Lebih dari itu, ia sadar pembangunan industri harus sejalan dengan pembangunan daerah. Lantas pihaknya berdialog dengan para tokoh masyarakat. Lima tahun kemudian, produksi KS melonjak dari 100 ribu ton menjadi dua juta ton per tahun. Namanya pun makin populer.

Tapi, banyak juga yang iri melihat kecemerlangan Marjoeni. Pasca dibangunnya lapangan golf di Cilegon, orang-orang mulai hilir-mudik berdatangan: Berbisnis sambil main golf. Pak Harto bersama menteri atau tamu negara juga gemar ngelencer ke sana.

Lalu, santer terdengar Marjoeni “melangkahi” Pak Harto. Isu bermula ketika Marjoeni datang ke lapangan naik helikopter, sedangkan Pak Harto cuma pakai mobil. “Sepertinya itu momen menjatuhkan saya,” papar ayah enam anak ini.

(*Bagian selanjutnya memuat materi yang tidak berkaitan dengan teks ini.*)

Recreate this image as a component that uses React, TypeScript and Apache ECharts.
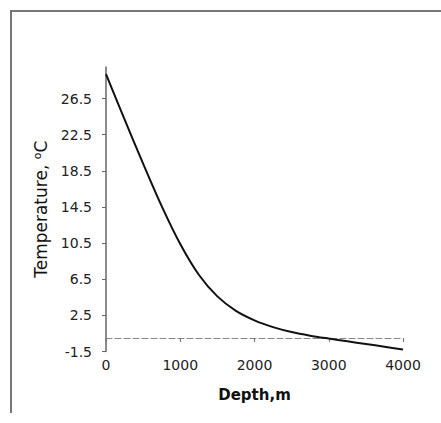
import React, { useEffect, useRef } from "react";
import * as echarts from "echarts";

const depths = [0, 250, 500, 750, 1000, 1250, 1500, 1750, 2000, 2250, 2500, 2750, 3000, 3250, 3500, 3750, 4000];
const temps = [29.2, 24.2, 19.3, 14.6, 10.4, 7.0, 4.6, 3.0, 1.95, 1.2, 0.65, 0.25, -0.07, -0.37, -0.67, -0.97, -1.27];
const yTicks = [-1.5, 2.5, 6.5, 10.5, 14.5, 18.5, 22.5, 26.5];
const xTicks = [0, 1000, 2000, 3000, 4000];

export default function App() {
  const ref = useRef<HTMLDivElement>(null);
  useEffect(() => {
    document.body.style.margin = "0";
    const chart = echarts.init(ref.current!, null, { renderer: "svg" });
    const font = "DejaVu Sans";
    chart.setOption({
      animation: false,
      backgroundColor: "#fff",
      grid: { left: 106, right: 38, top: 67, bottom: 71.5 },
      graphic: [
        {
          type: "polyline",
          shape: { points: [[11, 413], [11, 11], [441, 11]] },
          style: { stroke: "#777", lineWidth: 2, fill: "none" },
          silent: true,
        },
      ],
      xAxis: [
        {
          type: "value",
          min: 0,
          max: 4000,
          interval: 1000,
          position: "bottom",
          axisLine: { show: false, onZero: false },
          axisTick: { show: false },
          splitLine: { show: false },
          axisLabel: {
            customValues: xTicks,
            color: "#222",
            fontFamily: font,
            fontSize: 14,
            margin: 6,
            formatter: (v: number) => String(v),
          },
          name: "Depth,m",
          nameLocation: "middle",
          nameGap: 36,
          nameTextStyle: { color: "#111", fontFamily: font, fontSize: 15, fontWeight: "bold" },
        },
        {
          type: "value",
          min: 0,
          max: 4000,
          interval: 1000,
          position: "bottom",
          axisLine: { show: true, onZero: true, lineStyle: { color: "#888", width: 1.2, type: [6, 3] } },
          axisTick: { show: true, length: 4, lineStyle: { color: "#777", width: 1.2 } },
          splitLine: { show: false },
          axisLabel: { show: false },
        },
      ],
      yAxis: {
        type: "value",
        min: -1.5,
        max: 30,
        axisLine: { show: true, onZero: false, lineStyle: { color: "#666", width: 1.5 } },
        axisTick: { show: true, length: 4, customValues: yTicks, lineStyle: { color: "#666" } },
        splitLine: { show: false },
        axisLabel: {
          customValues: yTicks,
          color: "#222",
          fontFamily: font,
          fontSize: 14,
          margin: 14,
          formatter: (v: number) => v.toFixed(1),
        },
        name: "Temperature, {sup|o}C",
        nameLocation: "middle",
        nameGap: 56,
        nameRotate: 90,
        nameTextStyle: {
          color: "#111",
          fontFamily: font,
          fontSize: 17,
          rich: {
            sup: { fontFamily: font, fontSize: 11, color: "#111", verticalAlign: "top", padding: [0, 0, 7, 0] },
          },
        },
      },
      series: [
        {
          type: "line",
          xAxisIndex: 0,
          data: depths.map((d, i) => [d, temps[i]]),
          smooth: 0.3,
          showSymbol: false,
          lineStyle: { color: "#111", width: 2 },
        },
      ],
    });
    return () => chart.dispose();
  }, []);
  return <div ref={ref} style={{ width: 441, height: 423 }} />;
}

Marjoeni tak menyangka isu itu amat serius. Sebenarnya yang diincar Ibnu Sutowo (Direktur Utama Pertamina saat itu). Karena dianggap satu kubu dengan Ibnu, dia kena getahnya. Menteri Perindustrian M. Yusuf memanggilnya. Ia dituding lalai menjalankan tugas dan Menteri menyuruhnya menghadap Ibnu Sutowo.

Ia datangi Ibnu, tapi diminta menuruti saja kemauan Pak Menteri. Dengan hati kesal, Marjoeni kembali lagi ke Yusuf. “Piil (harga diri) saya diusik,” keluhnya. Oleh Yusuf, ia diberi jabatan baru di Perindustian. “Kenapa tidak bilang langsung kalau mau berhentikan saya!”

Makin sakit hatinya karena pergantian dirut tidak lewat rapat umum pemegang saham (RUPS). Usai serah terima jabatan dengan Tungky Ariwibowo (kelak menjabat menteri perindustrian dan perdagangan), Marjoeni naik haji. Lalu, melancong ke Hawaii sekeluarga. Sejak itu, dia tidak kembali lagi ke departemen dan keluar dari dunia birokrasi.

Sakit hatinya berlipat karena selama 25 tahun tidak pernah diundang menghadiri ulang tahun PT Krakatau Steel, BUMN yang dibidani dan dibesarkannya. Baru tahun 2000 dia diajak hadir. Tahun 2002, diundang buka puasa.

Pulang dari Hawaii, dia dan keluarga pulang ke Lampung. Dia membeli beberapa hektare tanah di Lampung Selatan dan memulai usaha peternakan ayam, itik, dan ikan. Usaha inilah cikal-bakal berdirinya PT Jaka Utama, perusahaan bidang peternakan.

Sempat ditawari Menko Kesra Alamsyah Ratuprawiranegara untuk posisi gubernur, ia menolak. Janjinya sudah bulat, “Takkan kembali lagi ke dunia birokrasi, apalagi politik!”

Pada 9 September 1985, di Jakarta, ia menghadiri peringatan Hari Olahraga Nasional (Haornas) di Lapangan Madya. Lima formatur pengurus sepak takraw se-Indoneia menghampiri dan meminta kesediannya menjadi ketua umum. Ia terima. Di tangannya sepak takraw maju. Marjoeni pun menerima penghargaan Satyalancana Adimenggala Krida sebagai Pembina Utama Terbaik.

Tidak Henti Berkarya

Masa kecil, Marjoeni nomaden. Belum rampung kelas I SD di Sumur Batu, Telukbetung, keluarganya pindah ke Pakuan Ratu karena tugas ayahnya, H. Abdul Azis Syukri sebagai asisten demang. Hanya setahun, beringsut lagi ke Gunungsugih dan sekolah sampai kelas IV.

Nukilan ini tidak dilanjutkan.